The Spanish had other ideas. In 1565, they established a forward operating base at St. Augustine and proceeded to wipe out the Fort Caroline colony. The Spanish commander, Pedro Menéndez de Avilés, wrote to the Spanish King Philip II that he had “hanged all those we had found in [Fort Caroline] because...they were scattering the odious Lutheran doctrine in these Provinces.” When hundreds of survivors of a shipwrecked French fleet washed up on the beaches of Florida, they were put to the sword, beside a river the Spanish called Matanzas (“slaughters”). In other words, the first encounter between European Christians in America ended in a blood bath.
The much-ballyhooed arrival of the Pilgrims and Puritans in New England in the early 1600s was indeed a response to persecution that these religious dissenters had experienced in England. But the Puritan fathers of the Massachusetts Bay Colony did not countenance tolerance of opposing religious views. Their “city upon a hill” was a theocracy that brooked no dissent, religious or political.
The most famous dissidents within the Puritan community, Roger Williams and Anne Hutchinson, were banished following disagreements over theology and policy. From Puritan Boston’s earliest days, Catholics (“Papists”) were anathema and were banned from the colonies, along with other non-Puritans. Four Quakers were hanged in Boston between 1659 and 1661 for persistently returning to the city to stand up for their beliefs.
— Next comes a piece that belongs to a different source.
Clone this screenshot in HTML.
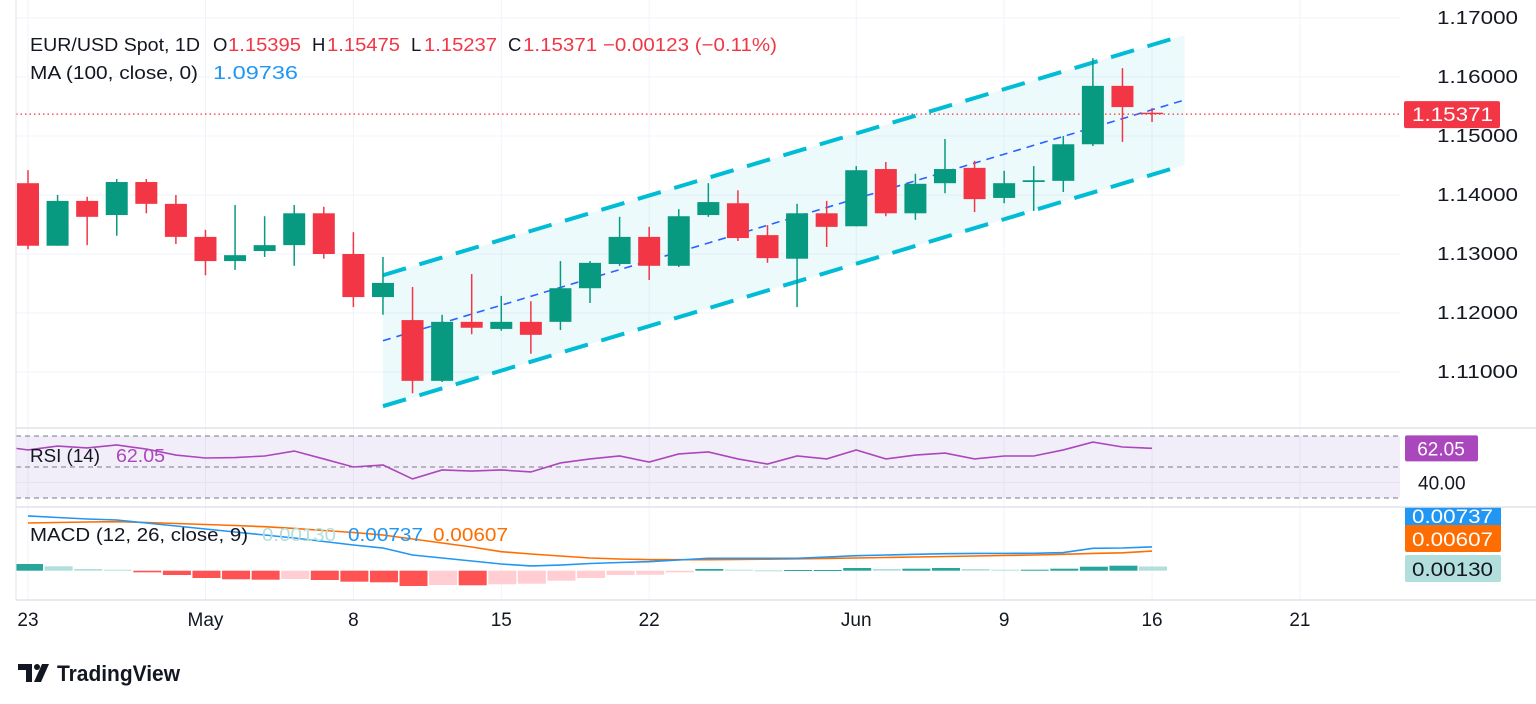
<!DOCTYPE html>
<html><head><meta charset="utf-8"><style>
html,body{margin:0;padding:0;background:#fff;}
svg{display:block;font-family:"Liberation Sans",sans-serif;}
</style></head><body>
<svg id="chart" width="1536" height="704" viewBox="0 0 1536 704" xmlns="http://www.w3.org/2000/svg">
<defs>
<clipPath id="priceClip"><rect x="16" y="0" width="1384" height="428"/></clipPath>
<clipPath id="rsiClip"><rect x="16" y="429" width="1384" height="77"/></clipPath>
<clipPath id="macdClip"><rect x="16" y="508" width="1384" height="92"/></clipPath>
</defs>
<g id="grid"></g>
<g id="channel" clip-path="url(#priceClip)"></g>
<g id="candles" clip-path="url(#priceClip)"></g>
<g id="rsi"></g>
<g id="macd"></g>
<g id="axes"></g>

<g font-size="18.5">
<text x="30" y="51" fill="#131722" textLength="170" lengthAdjust="spacingAndGlyphs">EUR/USD Spot, 1D</text>
<text x="213" y="51" fill="#131722">O</text><text x="228" y="51" fill="#f23645" textLength="73" lengthAdjust="spacingAndGlyphs">1.15395</text>
<text x="312" y="51" fill="#131722">H</text><text x="327" y="51" fill="#f23645" textLength="73" lengthAdjust="spacingAndGlyphs">1.15475</text>
<text x="411" y="51" fill="#131722">L</text><text x="424" y="51" fill="#f23645" textLength="73" lengthAdjust="spacingAndGlyphs">1.15237</text>
<text x="508" y="51" fill="#131722">C</text><text x="523" y="51" fill="#f23645" textLength="254" lengthAdjust="spacingAndGlyphs">1.15371 −0.00123 (−0.11%)</text>
</g>
<g font-size="18.5">
<text x="30" y="79" fill="#131722" textLength="168" lengthAdjust="spacingAndGlyphs">MA (100, close, 0)</text>
<text x="213" y="79" fill="#2196f3" textLength="85" lengthAdjust="spacingAndGlyphs">1.09736</text>
</g>
<g font-size="18.5">
<text x="30" y="462" fill="#131722" textLength="70" lengthAdjust="spacingAndGlyphs">RSI (14)</text>
<text x="116" y="462" fill="#ab47bc" textLength="49" lengthAdjust="spacingAndGlyphs">62.05</text>
</g>
<g font-size="18.5">
<text x="30" y="541" fill="#131722" textLength="218" lengthAdjust="spacingAndGlyphs">MACD (12, 26, close, 9)</text>
<text x="262" y="541" fill="#b2dfdb" textLength="74" lengthAdjust="spacingAndGlyphs">0.00130</text>
<text x="348" y="541" fill="#2196f3" textLength="75" lengthAdjust="spacingAndGlyphs">0.00737</text>
<text x="433" y="541" fill="#ff6d00" textLength="75" lengthAdjust="spacingAndGlyphs">0.00607</text>
</g>

<g>
<path d="M18 664 h14 v18 h-6 v-12 h-8z" fill="#131722"/>
<circle cx="37" cy="667" r="3" fill="#131722"/>
<path d="M42 664 h7 l-8 18 h-7z" fill="#131722"/>
<text x="57" y="681" font-size="22" fill="#131722" font-weight="bold" textLength="123" lengthAdjust="spacingAndGlyphs">TradingView</text>
</g>
</svg>
<script>
const NS="http://www.w3.org/2000/svg";
const openP=[1.1420,1.1314,1.1390,1.1366,1.1422,1.1385,1.1329,1.1288,1.1305,1.1315,1.1369,1.1300,1.1227,1.1188,1.1085,1.1185,1.1173,1.1185,1.1185,1.1242,1.1283,1.1329,1.1280,1.1366,1.1386,1.1332,1.1292,1.1369,1.1347,1.1444,1.1369,1.1420,1.1446,1.1395,1.1422,1.1424,1.1486,1.1585,1.15395];
const highP=[1.1442,1.1400,1.1397,1.1427,1.1427,1.1400,1.1341,1.1383,1.1364,1.1383,1.1380,1.1337,1.1295,1.1244,1.1197,1.1266,1.1229,1.1220,1.1288,1.1288,1.1363,1.1346,1.1376,1.1420,1.1408,1.1349,1.1385,1.1390,1.1449,1.1456,1.1436,1.1495,1.1458,1.1441,1.1449,1.1500,1.1632,1.1615,1.15475];
const lowP=[1.1308,1.1314,1.1315,1.1331,1.1369,1.1317,1.1264,1.1273,1.1295,1.1280,1.1292,1.1210,1.1197,1.1064,1.1083,1.1164,1.1170,1.1131,1.1171,1.1217,1.1280,1.1256,1.1278,1.1363,1.1322,1.1285,1.1210,1.1312,1.1347,1.1364,1.1358,1.1403,1.1371,1.1386,1.1373,1.1405,1.1483,1.1490,1.15237];
const closeP=[1.1314,1.1390,1.1363,1.1422,1.1385,1.1329,1.1288,1.1298,1.1315,1.1369,1.1300,1.1227,1.1251,1.1085,1.1185,1.1175,1.1185,1.1163,1.1242,1.1285,1.1329,1.1280,1.1364,1.1388,1.1327,1.1293,1.1369,1.1346,1.1442,1.1369,1.1419,1.1444,1.1393,1.1420,1.1425,1.1486,1.1585,1.1549,1.15371];
const rsiVals=[61,63.5,62.3,64.2,61.6,57.7,55.8,56.1,57.1,60.3,55.2,50,51.3,42.3,48.1,47.4,48.1,46.8,52.6,55.2,57.1,53.2,58.4,59.7,55.2,51.9,57.1,55.2,61,55.2,57.7,59,55.2,57.1,57.1,61,66.1,62.9,62.05];
const macdVals=[0.01694,0.01647,0.01601,0.0157,0.01477,0.01384,0.01291,0.01198,0.01105,0.01012,0.00904,0.00796,0.00703,0.00486,0.00393,0.003,0.00207,0.00146,0.00176,0.00223,0.00254,0.00279,0.00331,0.00384,0.00384,0.00384,0.00384,0.00424,0.00464,0.00486,0.00508,0.00526,0.00533,0.00536,0.00539,0.00563,0.00693,0.00703,0.00737];
const signalVals=[0.01477,0.01492,0.01508,0.01517,0.01492,0.01461,0.0143,0.01399,0.01362,0.01307,0.01245,0.01183,0.01105,0.00981,0.00858,0.00734,0.00588,0.00517,0.00455,0.00393,0.00362,0.00341,0.00341,0.00341,0.00347,0.00356,0.00368,0.00381,0.00393,0.00409,0.00424,0.0044,0.00455,0.00471,0.00486,0.00508,0.00533,0.00554,0.00607];
const histVals=[0.00207,0.00136,0.00053,0.00031,-0.0005,-0.00133,-0.00226,-0.00266,-0.00279,-0.00257,-0.00288,-0.0034,-0.00359,-0.00474,-0.00443,-0.00452,-0.00421,-0.00402,-0.0031,-0.00226,-0.00133,-0.00124,-0.0005,0.00053,0.00031,0.00012,0.00022,0.00022,0.00084,0.00053,0.00062,0.00084,0.00053,0.00031,0.00031,0.00062,0.00124,0.00155,0.0013];
const priceTicks=["1.17000","1.16000","1.15000","1.14000","1.13000","1.12000","1.11000"];
const dateLabels=["23","May","8","15","22","Jun","9","16","21"];
const dateIdx=[0,6,11,16,21,28,33,38,43];
const channelUpper=[1.1264,1.1671];
const channelMid=[1.1153,1.1561];
const channelLower=[1.1042,1.1451];
const channelIdx=[12,39.1];
const lastPrice=1.15371;

const X=i=>28+i*29.58;
const Y=p=>77+(1.16-p)*5900;
const RY=v=>467-(v-50)*1.55;
const MY=v=>570.7-v*3230;
function mk(tag,attrs,parent){const e=document.createElementNS(NS,tag);for(const k in attrs)e.setAttribute(k,attrs[k]);parent.appendChild(e);return e;}
const svg=document.getElementById('chart');
const grid=document.getElementById('grid'),axes=document.getElementById('axes');

priceTicks.forEach(t=>{const y=Y(parseFloat(t));
 const l=mk('line',{x1:16,x2:1400,y1:y,y2:y,stroke:'#f0f3fa','stroke-width':1},grid);
 
 
 const tx=mk('text',{x:1437,y:y+6,'font-size':18,fill:'#131722',textLength:81,lengthAdjust:'spacingAndGlyphs'},axes);tx.textContent=t;
 
 
});
dateIdx.forEach((d,k)=>{const x=X(d);
 const l=mk('line',{x1:x,x2:x,y1:0,y2:600,stroke:'#f0f3fa','stroke-width':1},grid);
 
 
 const tx=mk('text',{x:x,y:626,'font-size':19,fill:'#131722','text-anchor':'middle'},axes);tx.textContent=dateLabels[k];
 
 
});
[[428],[507],[600]].forEach(([y])=>{const l=mk('line',{x1:16,x2:1536,y1:y,y2:y,stroke:'#e0e3eb','stroke-width':1.5},axes);
 
 });
const vb=mk('line',{x1:16,x2:16,y1:0,y2:600,stroke:'#e0e3eb','stroke-width':1},axes);



const ch=document.getElementById('channel');
const poly=mk('polygon',{points:`${X(channelIdx[0])},${Y(channelUpper[0])} ${X(channelIdx[1])},${Y(channelUpper[1])} ${X(channelIdx[1])},${Y(channelLower[1])} ${X(channelIdx[0])},${Y(channelLower[0])}`,fill:'#00bcd4','fill-opacity':0.07},ch);


[[channelUpper,'channel-upper'],[channelLower,'channel-lower']].forEach(([a,n])=>{
 const l=mk('line',{x1:X(channelIdx[0]),y1:Y(a[0]),x2:X(channelIdx[1])-8,y2:Y(a[1])+2.4,stroke:'#00bcd4','stroke-width':4,'stroke-dasharray':'24 14'},ch);
 
 
});
const ml=mk('line',{x1:X(channelIdx[0]),y1:Y(channelMid[0]),x2:X(channelIdx[1]),y2:Y(channelMid[1]),stroke:'#2962ff','stroke-width':1.6,'stroke-dasharray':'8 6'},ch);



const cg=document.getElementById('candles');
const pl=mk('line',{x1:16,x2:1400,y1:Y(lastPrice),y2:Y(lastPrice),stroke:'#f23645','stroke-width':1.2,'stroke-dasharray':'1.5 3'},cg);


openP.forEach((o,i)=>{const c=closeP[i],up=c>=o,col=up?'#089981':'#f23645',x=X(i);
 const g=mk('g',{},cg);
 
 
 mk('line',{x1:x,x2:x,y1:Y(highP[i]),y2:Y(lowP[i]),stroke:col,'stroke-width':1.5},g);
 const t=Math.min(Y(o),Y(c)),h=Math.max(1.5,Math.abs(Y(o)-Y(c)));
 mk('rect',{x:x-11,y:t,width:22,height:h,fill:col},g);
});

const rg=document.getElementById('rsi');
const band=mk('rect',{x:16,y:RY(70),width:1384,height:RY(30)-RY(70),fill:'#7e57c2','fill-opacity':0.1},rg);


const g40=mk('line',{x1:16,x2:1400,y1:RY(40),y2:RY(40),stroke:'#e6e3ef'},rg);


[70,50,30].forEach(v=>{const l=mk('line',{x1:16,x2:1400,y1:RY(v),y2:RY(v),stroke:'#787b86','stroke-width':1,'stroke-dasharray':'5 4'},rg);
 
 });
const rp=mk('polyline',{points:[[X(-1),RY(63.5)]].concat(rsiVals.map((v,i)=>[X(i),RY(v)])).map(p=>p.join(',')).join(' '),fill:'none',stroke:'#ab47bc','stroke-width':1.6,'clip-path':'url(#rsiClip)'},rg);


const rb=mk('rect',{x:1405,y:RY(rsiVals[rsiVals.length-1])-13,width:73,height:26,rx:2,fill:'#ab47bc'},rg);


const rt=mk('text',{x:1441,y:RY(rsiVals[rsiVals.length-1])+7,'font-size':19,fill:'#fff','text-anchor':'middle'},rg);rt.textContent=rsiVals[rsiVals.length-1].toFixed(2);


const r40=mk('text',{x:1418,y:RY(40)+7,'font-size':19,fill:'#131722'},rg);r40.textContent='40.00';



const mg=document.getElementById('macd');
histVals.forEach((v,i)=>{const prev=i>0?histVals[i-1]:v;
 let col; if(v>=0) col=v>=prev?'#26a69a':'#b2dfdb'; else col=v<prev?'#ff5252':'#ffcdd2';
 const y0=MY(0),y1=MY(v);
 const r=mk('rect',{x:X(i)-13,y:Math.min(y0,y1),width:28,height:Math.max(1,Math.abs(y1-y0)),fill:col,'clip-path':'url(#macdClip)'},mg);
 
 
});
const sl=mk('polyline',{points:signalVals.map((v,i)=>X(i)+','+MY(v)).join(' '),fill:'none',stroke:'#ff6d00','stroke-width':1.6,'clip-path':'url(#macdClip)'},mg);


const mline=mk('polyline',{points:macdVals.map((v,i)=>X(i)+','+MY(v)).join(' '),fill:'none',stroke:'#2196f3','stroke-width':1.6,'clip-path':'url(#macdClip)'},mg);


[[502,'#2196f3','0.00737','#fff'],[525,'#ff6d00','0.00607','#fff'],[555,'#b2dfdb','0.00130','#131722']].forEach(([y,c,t,tc])=>{
 const r=mk('rect',{x:1405,y:y,width:96,height:27,rx:2,fill:c},mg);
 
 
 const tx=mk('text',{x:1412,y:y+21,'font-size':19,fill:tc,textLength:81,lengthAdjust:'spacingAndGlyphs'},mg);tx.textContent=t;
 
 
});
const cov=mk('rect',{x:1400,y:429,width:136,height:78,fill:'#fff'},mg);


mg.parentNode.insertBefore(mg,rg);
const pb=mk('rect',{x:1404,y:Y(lastPrice)-13,width:96,height:27,rx:2,fill:'#f23645'},axes);


const pt=mk('text',{x:1412,y:Y(lastPrice)+7,'font-size':19,fill:'#fff',textLength:81,lengthAdjust:'spacingAndGlyphs'},axes);pt.textContent=lastPrice.toFixed(5);


</script>
</body></html>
Throughout the colonial era, Anglo-American antipathy toward Catholics—especially French and Spanish Catholics—was pronounced and often reflected in the sermons of such famous clerics as Cotton Mather and in statutes that discriminated against Catholics in matters of property and voting. Anti-Catholic feelings even contributed to the revolutionary mood in America after King George III extended an olive branch to French Catholics in Canada with the Quebec Act of 1774, which recognized their religion.
When George Washington dispatched Benedict Arnold on a mission to court French Canadians’ support for the American Revolution in 1775, he cautioned Arnold not to let their religion get in the way. “Prudence, policy and a true Christian Spirit,” Washington advised, “will lead us to look with compassion upon their errors, without insulting them.” (After Arnold betrayed the American cause, he publicly cited America’s alliance with Catholic France as one of his reasons for doing so.)
In newly independent America, there was a crazy quilt of state laws regarding religion. In Massachusetts, only Christians were allowed to hold public office, and Catholics were allowed to do so only after renouncing papal authority. In 1777, New York State’s constitution banned Catholics from public office (and would do so until 1806). In Maryland, Catholics had full civil rights, but Jews did not. Delaware required an oath affirming belief in the Trinity. Several states, including Massachusetts and South Carolina, had official, state-supported churches.
In 1779, as Virginia’s governor, Thomas Jefferson had drafted a bill that guaranteed legal equality for citizens of all religions—including those of no religion—in the state. It was around then that Jefferson famously wrote, “But it does me no injury for my neighbor to say there are twenty gods or no God. It neither picks my pocket nor breaks my leg.” But Jefferson’s plan did not advance—until after Patrick (“Give Me Liberty or Give Me Death”) Henry introduced a bill in 1784 calling for state support for “teachers of the Christian religion.”
Future President James Madison stepped into the breach. In a carefully argued essay titled “Memorial and Remonstrance Against Religious Assessments,” the soon-to-be father of the Constitution eloquently laid out reasons why the state had no business supporting Christian instruction. Signed by some 2,000 Virginians, Madison’s argument became a fundamental piece of American political philosophy, a ringing endorsement of the secular state that “should be as familiar to students of American history as the Declaration of Independence and the Constitution,” as Susan Jacoby has written in Freethinkers, her excellent history of American secularism.
Among Madison’s 15 points was his declaration that “the Religion then of every man must be left to the conviction and conscience of every...man to exercise it as these may dictate. This right is in its nature an inalienable right.”